INSTRUCTIONS FOR THE TASK => Skip the pictures. Set down, word for word, the lines from the start of the material up to and including the line with "(outpt) at (33,488);".

DATA PROVIDED =>
____

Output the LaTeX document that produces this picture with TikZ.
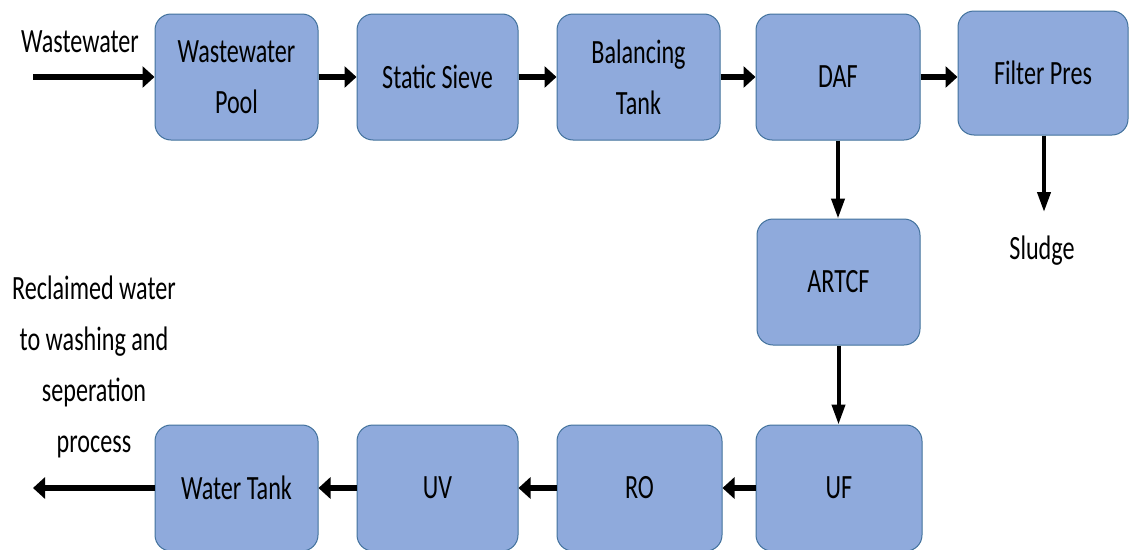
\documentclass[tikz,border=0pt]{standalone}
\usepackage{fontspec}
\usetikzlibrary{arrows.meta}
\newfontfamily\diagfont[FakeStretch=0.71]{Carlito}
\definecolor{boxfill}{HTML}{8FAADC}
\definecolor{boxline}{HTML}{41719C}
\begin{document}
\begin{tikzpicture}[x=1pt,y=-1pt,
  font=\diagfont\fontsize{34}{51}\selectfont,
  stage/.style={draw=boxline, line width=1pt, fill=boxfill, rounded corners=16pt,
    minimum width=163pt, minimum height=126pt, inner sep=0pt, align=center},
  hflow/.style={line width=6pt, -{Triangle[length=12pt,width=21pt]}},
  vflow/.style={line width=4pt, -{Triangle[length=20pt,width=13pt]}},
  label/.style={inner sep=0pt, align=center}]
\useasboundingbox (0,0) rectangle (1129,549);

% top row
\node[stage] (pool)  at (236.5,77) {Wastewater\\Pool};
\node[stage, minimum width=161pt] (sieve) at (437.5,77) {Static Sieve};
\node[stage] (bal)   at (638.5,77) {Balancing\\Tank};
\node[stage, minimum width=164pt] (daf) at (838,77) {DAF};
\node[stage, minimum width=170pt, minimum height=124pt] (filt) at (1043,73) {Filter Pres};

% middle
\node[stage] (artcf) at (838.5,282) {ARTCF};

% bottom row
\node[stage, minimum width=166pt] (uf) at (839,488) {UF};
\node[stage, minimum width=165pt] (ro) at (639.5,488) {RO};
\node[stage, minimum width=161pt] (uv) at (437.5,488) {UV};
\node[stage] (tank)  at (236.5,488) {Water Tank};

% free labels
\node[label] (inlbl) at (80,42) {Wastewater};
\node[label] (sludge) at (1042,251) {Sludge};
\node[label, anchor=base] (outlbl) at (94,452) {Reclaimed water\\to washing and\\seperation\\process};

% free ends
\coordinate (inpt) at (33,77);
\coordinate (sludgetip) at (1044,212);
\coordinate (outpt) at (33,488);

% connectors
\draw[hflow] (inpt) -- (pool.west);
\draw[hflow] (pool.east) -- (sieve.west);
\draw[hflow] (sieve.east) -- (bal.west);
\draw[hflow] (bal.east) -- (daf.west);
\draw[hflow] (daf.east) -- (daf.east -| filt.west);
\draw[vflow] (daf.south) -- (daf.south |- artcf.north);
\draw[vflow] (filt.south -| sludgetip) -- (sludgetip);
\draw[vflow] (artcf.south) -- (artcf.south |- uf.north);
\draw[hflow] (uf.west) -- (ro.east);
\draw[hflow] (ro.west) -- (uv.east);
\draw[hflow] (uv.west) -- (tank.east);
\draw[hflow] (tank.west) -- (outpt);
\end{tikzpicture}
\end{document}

____

IN RESPONSE =>
Output the LaTeX document that produces this picture with TikZ.
\documentclass[tikz,border=0pt]{standalone}
\usepackage{fontspec}
\usetikzlibrary{arrows.meta}
\newfontfamily\diagfont[FakeStretch=0.71]{Carlito}
\definecolor{boxfill}{HTML}{8FAADC}
\definecolor{boxline}{HTML}{41719C}
\begin{document}
\begin{tikzpicture}[x=1pt,y=-1pt,
  font=\diagfont\fontsize{34}{51}\selectfont,
  stage/.style={draw=boxline, line width=1pt, fill=boxfill, rounded corners=16pt,
    minimum width=163pt, minimum height=126pt, inner sep=0pt, align=center},
  hflow/.style={line width=6pt, -{Triangle[length=12pt,width=21pt]}},
  vflow/.style={line width=4pt, -{Triangle[length=20pt,width=13pt]}},
  label/.style={inner sep=0pt, align=center}]
\useasboundingbox (0,0) rectangle (1129,549);

% top row
\node[stage] (pool)  at (236.5,77) {Wastewater\\Pool};
\node[stage, minimum width=161pt] (sieve) at (437.5,77) {Static Sieve};
\node[stage] (bal)   at (638.5,77) {Balancing\\Tank};
\node[stage, minimum width=164pt] (daf) at (838,77) {DAF};
\node[stage, minimum width=170pt, minimum height=124pt] (filt) at (1043,73) {Filter Pres};

% middle
\node[stage] (artcf) at (838.5,282) {ARTCF};

% bottom row
\node[stage, minimum width=166pt] (uf) at (839,488) {UF};
\node[stage, minimum width=165pt] (ro) at (639.5,488) {RO};
\node[stage, minimum width=161pt] (uv) at (437.5,488) {UV};
\node[stage] (tank)  at (236.5,488) {Water Tank};

% free labels
\node[label] (inlbl) at (80,42) {Wastewater};
\node[label] (sludge) at (1042,251) {Sludge};
\node[label, anchor=base] (outlbl) at (94,452) {Reclaimed water\\to washing and\\seperation\\process};

% free ends
\coordinate (inpt) at (33,77);
\coordinate (sludgetip) at (1044,212);
\coordinate (outpt) at (33,488);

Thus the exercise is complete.